There can be no doubt, as observed by the California court, that the placement of a child for adoption initiates the "closest conceivable counterpart of a relationship of parent and child" and that the enforced removal of the child is a "grievous loss." C.V.C. v. Superior Ct., 106 Cal.Rptr. at 128. Nonetheless, we conclude that, even under the expansive decision in C.V.C. v. Superior Ct. relied on by appellants, DYFS has comported with adequate due process. Initially there was a sufficient indication of "imminent danger" to warrant the removal of the child prior to a hearing in light of Mrs. P.'s statements to the public health nurse. Contrary to the California case, an administrative review hearing was conducted by DYFS at which appellants were present and represented by counsel with a full opportunity for participation. The Director had the discretion to reach a different conclusion from that of the hearing officer to whom the case had been assigned. However, we find some merit in appellants' complaint that the Director ignored the recommendation of the consulting psychiatrist and considered the hearsay opinions of the foster parent, with whom the child had resided both before being placed in appellants' home and again after removal from their home where these reports were not presented at the administrative review hearing provided to appellants. But, with regard to this material not before the hearing officer, the Director specifically stated:

This final decision is based on the materials and information that were available to the hearing officer. Information obtained subsequent to the hearing served only to confirm the conclusions that were based on pre-hearing data and the findings of the hearing officer.

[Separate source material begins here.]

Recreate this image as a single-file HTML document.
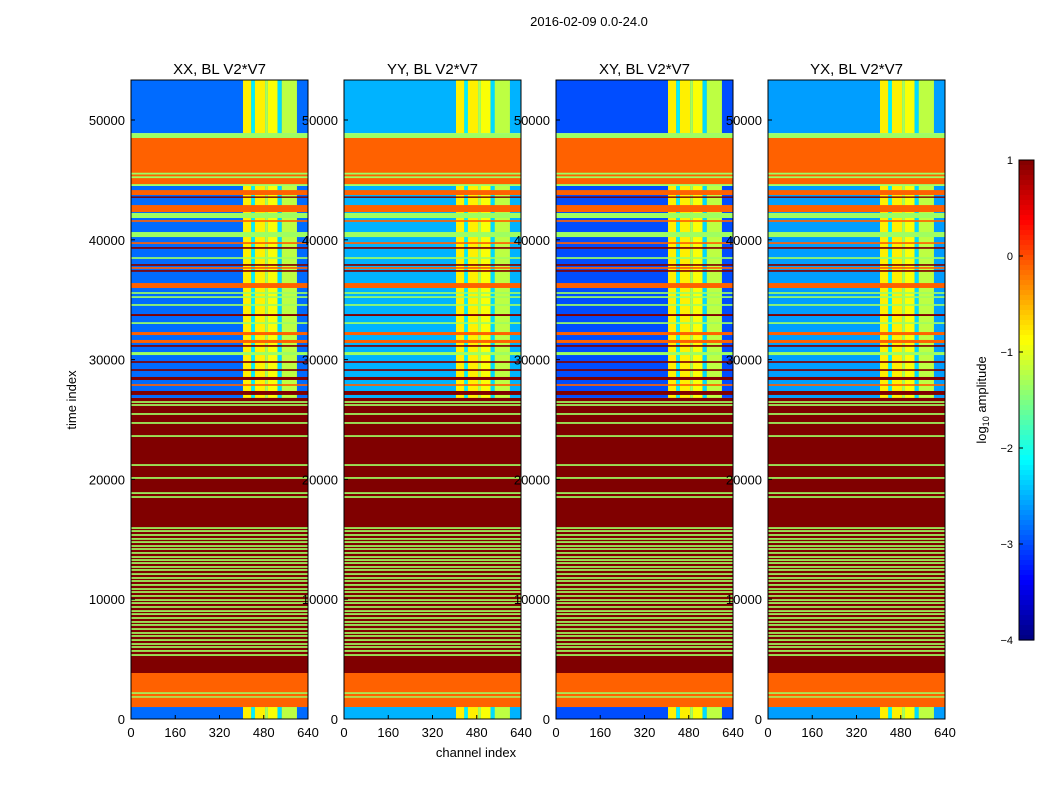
<!DOCTYPE html>
<html><head><meta charset="utf-8"><style>
html,body{margin:0;padding:0;background:#fff;}
svg text{font-family:"Liberation Sans",sans-serif;fill:#000;}
</style></head><body>
<svg id="fig" width="1050" height="800" viewBox="0 0 1050 800">
<text x="589" y="26" font-size="13" text-anchor="middle">2016-02-09 0.0-24.0</text>
<text transform="translate(76,400) rotate(-90)" font-size="13" text-anchor="middle">time index</text>
<text x="476" y="757" font-size="13" text-anchor="middle">channel index</text>
<g id="panels"></g>
<g id="cbar"></g>
</svg>
<script>
// ---- data ----
const panelTitles = ["XX, BL V2*V7","YY, BL V2*V7","XY, BL V2*V7","YX, BL V2*V7"];
const panelNoiseLevel = [-2.85,-2.5,-3.0,-2.6];
const noiseRegions = [[0,1000],[26800,44500],[48900,53340]];
const stripeChannels = [[405,435],[435,448],[448,485],[485,495],[495,530],[530,545],[545,600]];
const stripeLevels = [-0.8,-2.2,-0.8,-1.3,-0.9,-2.3,-1.2];
// solid bands [t0, t1, log10 amplitude]
const bands = [
 [1000,3840,-0.1],[1780,1900,-1.35],[2100,2230,-1.35],
 [3840,26800,1.0],
 [44500,48900,-1.35],[44650,45450,-0.1],[45600,48500,-0.1],[45150,45300,-1.35],
 [43740,44150,-0.1],[43500,43620,1.0],[42320,42900,-0.1],[41820,42240,-1.35],[41500,41640,-0.1],
 [40230,40650,-1.35],[39660,39800,-0.1],[39250,39390,1.0],[38410,38550,-1.35],[37830,37970,1.0],
 [37580,37720,-0.1],[37330,37470,1.0],[35980,36390,-0.1],[35490,35630,-1.35],[35150,35290,-1.35],
 [34490,34630,-1.35],[33640,33800,1.0],[32980,33120,-1.35],[32050,32300,-0.1],[31390,31640,-0.1],
 [31070,31210,1.0],[30380,30630,-1.35],[29730,29870,1.0],[29060,29200,1.0],[28300,28550,1.0],
 [27810,27950,-0.1],[27050,27380,1.0]
];
const limeLines = [26460,26210,25460,24710,23620,21200,20120,18860,18530,
 15940,15690,15360,15030,14770,14440,14190,13860,13520,13270,13020,12690,12440,12100,11770,
 11520,11190,10850,10600,10270,9930,9680,9350,9010,8760,8430,8100,7850,7510,7180,6930,6590,
 6260,6010,5680,5340];
const limeLevel = -1.35;
const xTicks = [0,160,320,480,640];
const yTicks = [0,10000,20000,30000,40000,50000];
const cbTicks = [1,0,-1,-2,-3,-4];

// ---- layout ----
const panelLeft = [131,344,556,768];
const PW = 177, PT = 80, PB = 719, TMAX = 53340, CMAX = 640;
const NS = "http://www.w3.org/2000/svg";
function jet(v){
  let x=(v+4)/5; x=Math.max(0,Math.min(1,x));
  const c=t=>Math.round(255*Math.max(0,Math.min(1,t)));
  return `rgb(${c(1.5-Math.abs(4*x-3))},${c(1.5-Math.abs(4*x-2))},${c(1.5-Math.abs(4*x-1))})`;
}
function el(tag,attrs,parent){const e=document.createElementNS(NS,tag);for(const k in attrs)e.setAttribute(k,attrs[k]);parent.appendChild(e);return e;}
const panelsG=document.getElementById('panels');
panelTitles.forEach((title,p)=>{
  const L=panelLeft[p];
  const xs=c=>L+c/CMAX*PW;
  const ys=t=>PB-t/TMAX*(PB-PT);
  const g=el('g',{},panelsG);
  
  
  const rect=(c0,c1,t0,t1,v,name)=>{
    const r=el('rect',{x:xs(c0),y:ys(t1),width:xs(c1)-xs(c0),height:Math.max(0.8,ys(t0)-ys(t1)),fill:jet(v)},g);
    
    
  };
  noiseRegions.forEach(n=>{
    rect(0,CMAX,n[0],n[1],panelNoiseLevel[p],'noise-region');
    stripeChannels.forEach((s,i)=>rect(s[0],s[1],n[0],n[1],stripeLevels[i],'channel-stripe'));
  });
  bands.forEach(b=>rect(0,CMAX,b[0],b[1],b[2],'time-band'));
  limeLines.forEach(t=>rect(0,CMAX,t-70,t+70,limeLevel,'flag-line'));
  const fr=el('rect',{x:L,y:PT,width:PW,height:PB-PT,fill:'none',stroke:'#000','stroke-width':1},g);
  
  
  const tt=el('text',{x:L+PW/2,y:74,'font-size':15,'text-anchor':'middle'},g);
  tt.textContent=title;
  
  
  xTicks.forEach(c=>{
    el('line',{x1:xs(c),x2:xs(c),y1:PB,y2:PB-4,stroke:'#000'},g);
    const t=el('text',{x:xs(c),y:737,'font-size':13,'text-anchor':'middle'},g);
    t.textContent=c;
    
    
  });
  yTicks.forEach(v=>{
    el('line',{x1:L,x2:L+4,y1:ys(v),y2:ys(v),stroke:'#000'},g);
    const t=el('text',{x:L-6,y:ys(v)+5,'font-size':13,'text-anchor':'end'},g);
    t.textContent=v;
    
    
  });
});
// colorbar
const cb=document.getElementById('cbar');


const CX=1019,CW=15,CT=160,CB=640;
for(let i=0;i<96;i++){
  const v=1-5*(i+0.5)/96;
  el('rect',{x:CX,y:CT+i*(CB-CT)/96,width:CW,height:(CB-CT)/96+0.6,fill:jet(v)},cb);
}
el('rect',{x:CX,y:CT,width:CW,height:CB-CT,fill:'none',stroke:'#000'},cb);
cbTicks.forEach(v=>{
  const y=CT+(1-v)/5*(CB-CT);
  el('line',{x1:CX,x2:CX+4,y1:y,y2:y,stroke:'#000'},cb);
  const t=el('text',{x:1013,y:y+4,'font-size':11,'text-anchor':'end'},cb);
  t.textContent=v<0?'\u2212'+(-v):v;
  
  
});
const lab=el('text',{transform:'translate(986,400) rotate(-90)','font-size':13,'text-anchor':'middle'},cb);
lab.innerHTML='log<tspan font-size="9" dy="3">10</tspan><tspan dy="-3"> amplitude</tspan>';


</script>
</body></html>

We observe that it would have been preferable for appellants to have been afforded an opportunity to respond to this confirmatory data and perhaps to have had the examination suggested by Dr. Liccardo. We conclude however that, to the extent that appellants were entitled to any procedural due process, it was accorded to them by DYFS.

As noted, there is a rigorous procedure prior to approval of persons to adopt a child. N.J.A.C. 10:121A-5.6(a). In light of

[198 NJSuper Page 174]

that pre-qualification, the agency should be particularly interested in why their pre-approval procedures did not disclose the matters that dictated abortion of the adoption process in this case. However, we note in the Director's opinion he stated:

If Mr. and Mrs. [P.] are interested in adopting another child through DYFS, the ARC will prepare and [ sic ] up-dated Adoption Home Study, focused on the issues identified above. The study shall include a complete and comprehensive psychological evaluation of the family and a psychiatric evaluation based on both individual and joint interviews.

Lastly, we note that the child has been placed with other prospective adoptive parents. During the pendency of this appeal that relationship may well have developed to the point where the best interest of the child would not be served by his removal from his new adoptive home in any event. This circumstance was recognized by the California court in C.V.C. v. Superior Court, 106 Cal.Rptr. at 131, where the court concluded: "The forthcoming abrogation of the superior court order directing the child's return to the county agency will not compel her interim restoration to petitioner's custody" and that "[d]espite cogent reasons for correcting this unfortunate action, the child's welfare remains as the paramount concern."